Restate all the material verbatim, except for the pictures.

### Given information
# # # # #
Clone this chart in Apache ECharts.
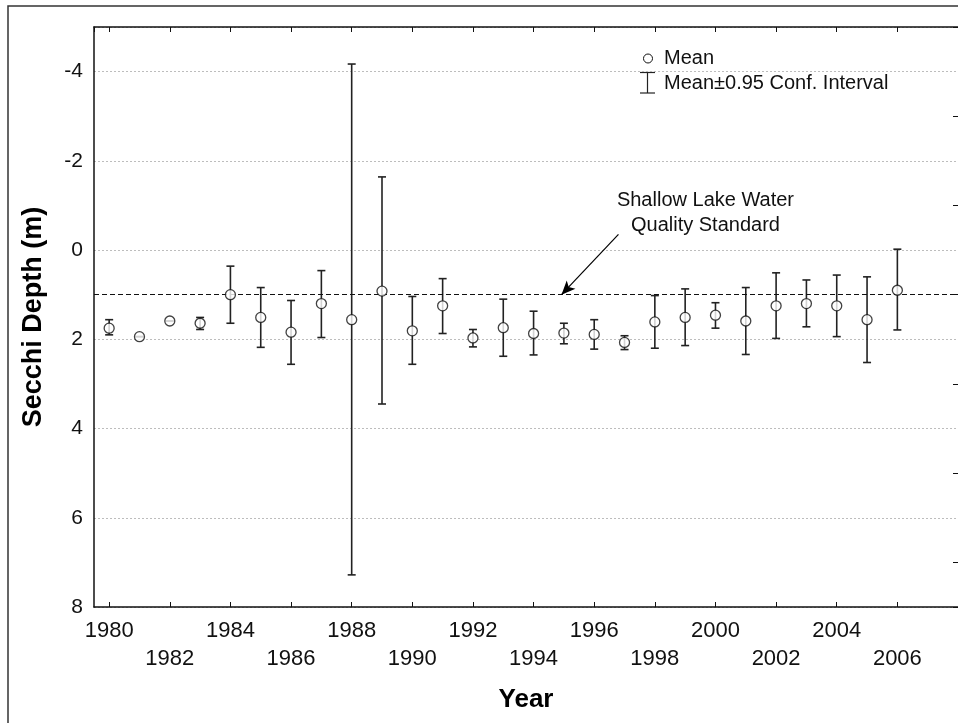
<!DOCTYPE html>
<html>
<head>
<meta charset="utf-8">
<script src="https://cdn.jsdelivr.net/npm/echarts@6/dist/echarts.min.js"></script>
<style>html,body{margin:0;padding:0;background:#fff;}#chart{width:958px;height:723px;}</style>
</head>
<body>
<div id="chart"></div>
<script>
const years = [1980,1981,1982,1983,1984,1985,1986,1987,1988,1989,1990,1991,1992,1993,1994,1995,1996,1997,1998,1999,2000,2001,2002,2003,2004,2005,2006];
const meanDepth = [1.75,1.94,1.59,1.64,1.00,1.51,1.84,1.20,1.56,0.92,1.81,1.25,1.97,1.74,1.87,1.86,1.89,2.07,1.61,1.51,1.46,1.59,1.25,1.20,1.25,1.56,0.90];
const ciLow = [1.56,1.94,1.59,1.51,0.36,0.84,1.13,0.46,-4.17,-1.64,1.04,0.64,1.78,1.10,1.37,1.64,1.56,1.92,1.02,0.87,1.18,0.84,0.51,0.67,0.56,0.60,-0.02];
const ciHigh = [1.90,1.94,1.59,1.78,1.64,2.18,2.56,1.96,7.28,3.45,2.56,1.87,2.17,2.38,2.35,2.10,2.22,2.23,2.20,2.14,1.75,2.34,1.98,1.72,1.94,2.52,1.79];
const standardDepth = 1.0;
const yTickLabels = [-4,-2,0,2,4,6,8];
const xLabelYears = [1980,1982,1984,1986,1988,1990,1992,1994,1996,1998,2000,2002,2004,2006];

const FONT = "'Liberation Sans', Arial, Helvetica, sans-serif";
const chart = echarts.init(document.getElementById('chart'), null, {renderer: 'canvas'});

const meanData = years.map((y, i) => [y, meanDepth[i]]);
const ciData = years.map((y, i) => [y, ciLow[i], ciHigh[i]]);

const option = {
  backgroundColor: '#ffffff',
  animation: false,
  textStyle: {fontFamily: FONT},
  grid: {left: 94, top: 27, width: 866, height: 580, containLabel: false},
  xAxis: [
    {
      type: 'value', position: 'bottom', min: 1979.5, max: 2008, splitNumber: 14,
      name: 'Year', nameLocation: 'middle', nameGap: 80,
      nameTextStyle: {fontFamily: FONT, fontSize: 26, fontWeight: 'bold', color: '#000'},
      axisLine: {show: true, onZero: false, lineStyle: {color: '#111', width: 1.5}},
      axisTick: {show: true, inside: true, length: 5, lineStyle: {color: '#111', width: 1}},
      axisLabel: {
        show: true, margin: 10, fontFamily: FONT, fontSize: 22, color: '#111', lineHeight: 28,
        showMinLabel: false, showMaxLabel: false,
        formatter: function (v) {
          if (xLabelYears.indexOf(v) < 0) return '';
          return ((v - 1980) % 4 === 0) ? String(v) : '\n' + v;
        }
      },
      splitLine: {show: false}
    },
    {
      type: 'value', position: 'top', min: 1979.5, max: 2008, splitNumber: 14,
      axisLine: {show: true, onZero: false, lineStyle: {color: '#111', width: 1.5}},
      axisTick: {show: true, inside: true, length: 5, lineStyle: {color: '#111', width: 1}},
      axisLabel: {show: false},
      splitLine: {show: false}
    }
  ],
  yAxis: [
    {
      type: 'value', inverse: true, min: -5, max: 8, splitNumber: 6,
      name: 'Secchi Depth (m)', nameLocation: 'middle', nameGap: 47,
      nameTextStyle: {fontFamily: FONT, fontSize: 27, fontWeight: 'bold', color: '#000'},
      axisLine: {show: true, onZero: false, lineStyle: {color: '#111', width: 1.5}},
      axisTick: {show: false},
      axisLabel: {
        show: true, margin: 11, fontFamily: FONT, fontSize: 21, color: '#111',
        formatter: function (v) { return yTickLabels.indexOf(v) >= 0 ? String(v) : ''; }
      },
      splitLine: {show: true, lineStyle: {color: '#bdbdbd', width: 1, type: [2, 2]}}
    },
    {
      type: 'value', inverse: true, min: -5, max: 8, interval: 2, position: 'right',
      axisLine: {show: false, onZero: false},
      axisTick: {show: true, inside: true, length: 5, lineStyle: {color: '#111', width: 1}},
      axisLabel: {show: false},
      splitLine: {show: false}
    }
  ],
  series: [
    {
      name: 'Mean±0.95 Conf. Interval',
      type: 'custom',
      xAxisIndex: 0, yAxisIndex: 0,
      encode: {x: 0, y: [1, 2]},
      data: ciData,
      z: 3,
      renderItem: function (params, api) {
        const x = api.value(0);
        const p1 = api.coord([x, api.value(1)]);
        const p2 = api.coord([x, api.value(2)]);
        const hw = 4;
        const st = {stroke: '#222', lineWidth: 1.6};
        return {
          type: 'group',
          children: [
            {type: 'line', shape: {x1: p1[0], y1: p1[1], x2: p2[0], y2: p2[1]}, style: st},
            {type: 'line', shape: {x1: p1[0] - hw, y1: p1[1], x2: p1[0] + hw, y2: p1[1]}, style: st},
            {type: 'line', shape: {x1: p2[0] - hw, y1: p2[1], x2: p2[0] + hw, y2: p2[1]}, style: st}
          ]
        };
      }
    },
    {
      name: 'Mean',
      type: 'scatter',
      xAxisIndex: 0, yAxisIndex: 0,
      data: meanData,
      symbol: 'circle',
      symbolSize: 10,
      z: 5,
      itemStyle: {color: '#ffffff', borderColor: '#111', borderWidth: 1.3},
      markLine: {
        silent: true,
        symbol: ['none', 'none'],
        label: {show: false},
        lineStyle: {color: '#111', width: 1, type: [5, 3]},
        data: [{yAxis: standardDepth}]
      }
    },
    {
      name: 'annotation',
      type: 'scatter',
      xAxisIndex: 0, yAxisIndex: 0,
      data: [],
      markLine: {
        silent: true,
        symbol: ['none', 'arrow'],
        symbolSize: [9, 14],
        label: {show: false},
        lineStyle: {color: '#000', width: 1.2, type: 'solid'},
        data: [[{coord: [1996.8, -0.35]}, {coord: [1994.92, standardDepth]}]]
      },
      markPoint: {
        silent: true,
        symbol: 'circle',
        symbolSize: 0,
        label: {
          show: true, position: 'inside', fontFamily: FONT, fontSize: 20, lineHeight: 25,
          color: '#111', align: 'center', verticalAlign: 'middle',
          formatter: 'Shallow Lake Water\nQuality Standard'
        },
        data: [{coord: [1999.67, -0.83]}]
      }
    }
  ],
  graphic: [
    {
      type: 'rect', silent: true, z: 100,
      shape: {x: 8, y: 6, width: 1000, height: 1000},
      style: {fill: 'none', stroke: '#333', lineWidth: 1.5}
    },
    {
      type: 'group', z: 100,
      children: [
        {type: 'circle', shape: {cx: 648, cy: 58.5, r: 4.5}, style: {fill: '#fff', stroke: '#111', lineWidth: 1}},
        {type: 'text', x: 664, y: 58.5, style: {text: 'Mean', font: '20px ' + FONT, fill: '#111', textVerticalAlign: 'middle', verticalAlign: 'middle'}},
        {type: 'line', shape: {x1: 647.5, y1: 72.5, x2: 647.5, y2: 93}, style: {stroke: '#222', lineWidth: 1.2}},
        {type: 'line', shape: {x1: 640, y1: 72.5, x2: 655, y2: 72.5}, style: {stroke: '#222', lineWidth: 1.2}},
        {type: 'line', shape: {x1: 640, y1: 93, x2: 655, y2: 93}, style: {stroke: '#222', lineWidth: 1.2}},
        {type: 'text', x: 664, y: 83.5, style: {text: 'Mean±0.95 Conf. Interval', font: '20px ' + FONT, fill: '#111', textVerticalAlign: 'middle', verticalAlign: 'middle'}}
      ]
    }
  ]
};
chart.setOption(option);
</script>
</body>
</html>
# # # # #
### Written answer
Clone this chart in Apache ECharts.
<!DOCTYPE html>
<html>
<head>
<meta charset="utf-8">
<script src="https://cdn.jsdelivr.net/npm/echarts@6/dist/echarts.min.js"></script>
<style>html,body{margin:0;padding:0;background:#fff;}#chart{width:958px;height:723px;}</style>
</head>
<body>
<div id="chart"></div>
<script>
const years = [1980,1981,1982,1983,1984,1985,1986,1987,1988,1989,1990,1991,1992,1993,1994,1995,1996,1997,1998,1999,2000,2001,2002,2003,2004,2005,2006];
const meanDepth = [1.75,1.94,1.59,1.64,1.00,1.51,1.84,1.20,1.56,0.92,1.81,1.25,1.97,1.74,1.87,1.86,1.89,2.07,1.61,1.51,1.46,1.59,1.25,1.20,1.25,1.56,0.90];
const ciLow = [1.56,1.94,1.59,1.51,0.36,0.84,1.13,0.46,-4.17,-1.64,1.04,0.64,1.78,1.10,1.37,1.64,1.56,1.92,1.02,0.87,1.18,0.84,0.51,0.67,0.56,0.60,-0.02];
const ciHigh = [1.90,1.94,1.59,1.78,1.64,2.18,2.56,1.96,7.28,3.45,2.56,1.87,2.17,2.38,2.35,2.10,2.22,2.23,2.20,2.14,1.75,2.34,1.98,1.72,1.94,2.52,1.79];
const standardDepth = 1.0;
const yTickLabels = [-4,-2,0,2,4,6,8];
const xLabelYears = [1980,1982,1984,1986,1988,1990,1992,1994,1996,1998,2000,2002,2004,2006];

const FONT = "'Liberation Sans', Arial, Helvetica, sans-serif";
const chart = echarts.init(document.getElementById('chart'), null, {renderer: 'canvas'});

const meanData = years.map((y, i) => [y, meanDepth[i]]);
const ciData = years.map((y, i) => [y, ciLow[i], ciHigh[i]]);

const option = {
  backgroundColor: '#ffffff',
  animation: false,
  textStyle: {fontFamily: FONT},
  grid: {left: 94, top: 27, width: 866, height: 580, containLabel: false},
  xAxis: [
    {
      type: 'value', position: 'bottom', min: 1979.5, max: 2008, splitNumber: 14,
      name: 'Year', nameLocation: 'middle', nameGap: 80,
      nameTextStyle: {fontFamily: FONT, fontSize: 26, fontWeight: 'bold', color: '#000'},
      axisLine: {show: true, onZero: false, lineStyle: {color: '#111', width: 1.5}},
      axisTick: {show: true, inside: true, length: 5, lineStyle: {color: '#111', width: 1}},
      axisLabel: {
        show: true, margin: 10, fontFamily: FONT, fontSize: 22, color: '#111', lineHeight: 28,
        showMinLabel: false, showMaxLabel: false,
        formatter: function (v) {
          if (xLabelYears.indexOf(v) < 0) return '';
          return ((v - 1980) % 4 === 0) ? String(v) : '\n' + v;
        }
      },
      splitLine: {show: false}
    },
    {
      type: 'value', position: 'top', min: 1979.5, max: 2008, splitNumber: 14,
      axisLine: {show: true, onZero: false, lineStyle: {color: '#111', width: 1.5}},
      axisTick: {show: true, inside: true, length: 5, lineStyle: {color: '#111', width: 1}},
      axisLabel: {show: false},
      splitLine: {show: false}
    }
  ],
  yAxis: [
    {
      type: 'value', inverse: true, min: -5, max: 8, splitNumber: 6,
      name: 'Secchi Depth (m)', nameLocation: 'middle', nameGap: 47,
      nameTextStyle: {fontFamily: FONT, fontSize: 27, fontWeight: 'bold', color: '#000'},
      axisLine: {show: true, onZero: false, lineStyle: {color: '#111', width: 1.5}},
      axisTick: {show: false},
      axisLabel: {
        show: true, margin: 11, fontFamily: FONT, fontSize: 21, color: '#111',
        formatter: function (v) { return yTickLabels.indexOf(v) >= 0 ? String(v) : ''; }
      },
      splitLine: {show: true, lineStyle: {color: '#bdbdbd', width: 1, type: [2, 2]}}
    },
    {
      type: 'value', inverse: true, min: -5, max: 8, interval: 2, position: 'right',
      axisLine: {show: false, onZero: false},
      axisTick: {show: true, inside: true, length: 5, lineStyle: {color: '#111', width: 1}},
      axisLabel: {show: false},
      splitLine: {show: false}
    }
  ],
  series: [
    {
      name: 'Mean±0.95 Conf. Interval',
      type: 'custom',
      xAxisIndex: 0, yAxisIndex: 0,
      encode: {x: 0, y: [1, 2]},
      data: ciData,
      z: 3,
      renderItem: function (params, api) {
        const x = api.value(0);
        const p1 = api.coord([x, api.value(1)]);
        const p2 = api.coord([x, api.value(2)]);
        const hw = 4;
        const st = {stroke: '#222', lineWidth: 1.6};
        return {
          type: 'group',
          children: [
            {type: 'line', shape: {x1: p1[0], y1: p1[1], x2: p2[0], y2: p2[1]}, style: st},
            {type: 'line', shape: {x1: p1[0] - hw, y1: p1[1], x2: p1[0] + hw, y2: p1[1]}, style: st},
            {type: 'line', shape: {x1: p2[0] - hw, y1: p2[1], x2: p2[0] + hw, y2: p2[1]}, style: st}
          ]
        };
      }
    },
    {
      name: 'Mean',
      type: 'scatter',
      xAxisIndex: 0, yAxisIndex: 0,
      data: meanData,
      symbol: 'circle',
      symbolSize: 10,
      z: 5,
      itemStyle: {color: '#ffffff', borderColor: '#111', borderWidth: 1.3},
      markLine: {
        silent: true,
        symbol: ['none', 'none'],
        label: {show: false},
        lineStyle: {color: '#111', width: 1, type: [5, 3]},
        data: [{yAxis: standardDepth}]
      }
    },
    {
      name: 'annotation',
      type: 'scatter',
      xAxisIndex: 0, yAxisIndex: 0,
      data: [],
      markLine: {
        silent: true,
        symbol: ['none', 'arrow'],
        symbolSize: [9, 14],
        label: {show: false},
        lineStyle: {color: '#000', width: 1.2, type: 'solid'},
        data: [[{coord: [1996.8, -0.35]}, {coord: [1994.92, standardDepth]}]]
      },
      markPoint: {
        silent: true,
        symbol: 'circle',
        symbolSize: 0,
        label: {
          show: true, position: 'inside', fontFamily: FONT, fontSize: 20, lineHeight: 25,
          color: '#111', align: 'center', verticalAlign: 'middle',
          formatter: 'Shallow Lake Water\nQuality Standard'
        },
        data: [{coord: [1999.67, -0.83]}]
      }
    }
  ],
  graphic: [
    {
      type: 'rect', silent: true, z: 100,
      shape: {x: 8, y: 6, width: 1000, height: 1000},
      style: {fill: 'none', stroke: '#333', lineWidth: 1.5}
    },
    {
      type: 'group', z: 100,
      children: [
        {type: 'circle', shape: {cx: 648, cy: 58.5, r: 4.5}, style: {fill: '#fff', stroke: '#111', lineWidth: 1}},
        {type: 'text', x: 664, y: 58.5, style: {text: 'Mean', font: '20px ' + FONT, fill: '#111', textVerticalAlign: 'middle', verticalAlign: 'middle'}},
        {type: 'line', shape: {x1: 647.5, y1: 72.5, x2: 647.5, y2: 93}, style: {stroke: '#222', lineWidth: 1.2}},
        {type: 'line', shape: {x1: 640, y1: 72.5, x2: 655, y2: 72.5}, style: {stroke: '#222', lineWidth: 1.2}},
        {type: 'line', shape: {x1: 640, y1: 93, x2: 655, y2: 93}, style: {stroke: '#222', lineWidth: 1.2}},
        {type: 'text', x: 664, y: 83.5, style: {text: 'Mean±0.95 Conf. Interval', font: '20px ' + FONT, fill: '#111', textVerticalAlign: 'middle', verticalAlign: 'middle'}}
      ]
    }
  ]
};
chart.setOption(option);
</script>
</body>
</html>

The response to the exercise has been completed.